■ **Brief**
Skip the pictures. Transcribe the rest of the data below without changing a word.

########

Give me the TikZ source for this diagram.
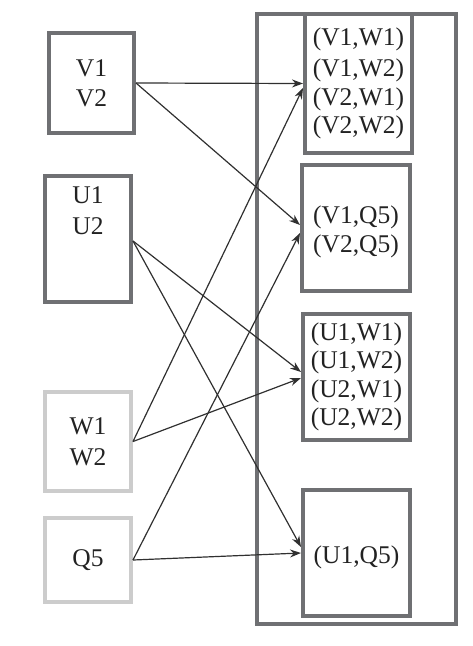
\documentclass[tikz,border=0pt]{standalone}
\usepackage{fontspec}
\setmainfont{Liberation Serif}
\usetikzlibrary{arrows.meta,calc}
\definecolor{boxdark}{HTML}{6F7073}
\definecolor{boxlight}{HTML}{CCCCCC}
\definecolor{linec}{HTML}{303030}
\definecolor{txtc}{HTML}{222222}
\begin{document}
\begin{tikzpicture}[x=1pt,y=-1pt,
  lbl/.style={font=\fontsize{25.5}{28.5}\selectfont, text=txtc, align=center},
  dbox/.style={draw=boxdark, line width=4pt, inner sep=0pt, lbl},
  lbox/.style={dbox, draw=boxlight},
  txt/.style={lbl, inner sep=0pt},
  conn/.style={draw=linec, line width=1.2pt, -{Stealth[length=11pt,width=8pt]}}]
\useasboundingbox (0,0) rectangle (473,646);
% outer container
\node[draw=boxdark, line width=4pt, inner sep=0pt, minimum width=199pt, minimum height=610pt] (outer) at (356.5,319) {};
% left boxes
\node[dbox, minimum width=85pt, minimum height=100pt, font=\fontsize{25.5}{30}\selectfont] (v) at (91.5,83) {V1\\V2};
\node[dbox, minimum width=86pt, minimum height=126pt] (u) at (88,239) {};
\node[txt, font=\fontsize{25.5}{31}\selectfont] (ut) at (88,211) {U1\\U2};
\node[lbox, minimum width=86pt, minimum height=99pt, font=\fontsize{25.5}{31}\selectfont] (w) at (88,441.5) {W1\\W2};
\node[lbox, minimum width=86pt, minimum height=84pt] (q) at (88,560) {Q5};
% right boxes
\node[dbox, minimum width=107pt, minimum height=139pt] (b1) at (358.5,83.5) {(V1,W1)\\[3pt](V1,W2)\\(V2,W1)\\(V2,W2)};
\node[dbox, minimum width=108pt, minimum height=126pt] (b2) at (356,228) {};
\node[txt] (b2t) at (356,232) {(V1,Q5)\\(V2,Q5)};
\node[dbox, minimum width=107pt, minimum height=126pt] (b3) at (356.5,377) {(U1,W1)\\(U1,W2)\\(U2,W1)\\(U2,W2)};
\node[dbox, minimum width=107pt, minimum height=126pt] (b4) at (356.5,553) {};
\node[txt] (b4t) at (356.5,557) {(U1,Q5)};
% connectors
\draw[conn] (v.east) -- ([yshift=0pt]b1.west);
\draw[conn] (v.east) -- ([yshift=3pt]b2.west);
\draw[conn] ([yshift=-2pt]u.east) -- ([yshift=5pt]b3.west);
\draw[conn] ([yshift=-2pt]u.east) -- ([yshift=6pt]b4.west);
\draw[conn] (w.east) -- ([yshift=-4.5pt]b1.west);
\draw[conn] (w.east) -- ([yshift=-1pt]b3.west);
\draw[conn] (q.east) -- ([yshift=-5pt]b2.west);
\draw[conn] (q.east) -- ([yshift=0pt]b4.west);
\end{tikzpicture}
\end{document}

########

■ **Correct answer**
Give me the TikZ source for this diagram.
\documentclass[tikz,border=0pt]{standalone}
\usepackage{fontspec}
\setmainfont{Liberation Serif}
\usetikzlibrary{arrows.meta,calc}
\definecolor{boxdark}{HTML}{6F7073}
\definecolor{boxlight}{HTML}{CCCCCC}
\definecolor{linec}{HTML}{303030}
\definecolor{txtc}{HTML}{222222}
\begin{document}
\begin{tikzpicture}[x=1pt,y=-1pt,
  lbl/.style={font=\fontsize{25.5}{28.5}\selectfont, text=txtc, align=center},
  dbox/.style={draw=boxdark, line width=4pt, inner sep=0pt, lbl},
  lbox/.style={dbox, draw=boxlight},
  txt/.style={lbl, inner sep=0pt},
  conn/.style={draw=linec, line width=1.2pt, -{Stealth[length=11pt,width=8pt]}}]
\useasboundingbox (0,0) rectangle (473,646);
% outer container
\node[draw=boxdark, line width=4pt, inner sep=0pt, minimum width=199pt, minimum height=610pt] (outer) at (356.5,319) {};
% left boxes
\node[dbox, minimum width=85pt, minimum height=100pt, font=\fontsize{25.5}{30}\selectfont] (v) at (91.5,83) {V1\\V2};
\node[dbox, minimum width=86pt, minimum height=126pt] (u) at (88,239) {};
\node[txt, font=\fontsize{25.5}{31}\selectfont] (ut) at (88,211) {U1\\U2};
\node[lbox, minimum width=86pt, minimum height=99pt, font=\fontsize{25.5}{31}\selectfont] (w) at (88,441.5) {W1\\W2};
\node[lbox, minimum width=86pt, minimum height=84pt] (q) at (88,560) {Q5};
% right boxes
\node[dbox, minimum width=107pt, minimum height=139pt] (b1) at (358.5,83.5) {(V1,W1)\\[3pt](V1,W2)\\(V2,W1)\\(V2,W2)};
\node[dbox, minimum width=108pt, minimum height=126pt] (b2) at (356,228) {};
\node[txt] (b2t) at (356,232) {(V1,Q5)\\(V2,Q5)};
\node[dbox, minimum width=107pt, minimum height=126pt] (b3) at (356.5,377) {(U1,W1)\\(U1,W2)\\(U2,W1)\\(U2,W2)};
\node[dbox, minimum width=107pt, minimum height=126pt] (b4) at (356.5,553) {};
\node[txt] (b4t) at (356.5,557) {(U1,Q5)};
% connectors
\draw[conn] (v.east) -- ([yshift=0pt]b1.west);
\draw[conn] (v.east) -- ([yshift=3pt]b2.west);
\draw[conn] ([yshift=-2pt]u.east) -- ([yshift=5pt]b3.west);
\draw[conn] ([yshift=-2pt]u.east) -- ([yshift=6pt]b4.west);
\draw[conn] (w.east) -- ([yshift=-4.5pt]b1.west);
\draw[conn] (w.east) -- ([yshift=-1pt]b3.west);
\draw[conn] (q.east) -- ([yshift=-5pt]b2.west);
\draw[conn] (q.east) -- ([yshift=0pt]b4.west);
\end{tikzpicture}
\end{document}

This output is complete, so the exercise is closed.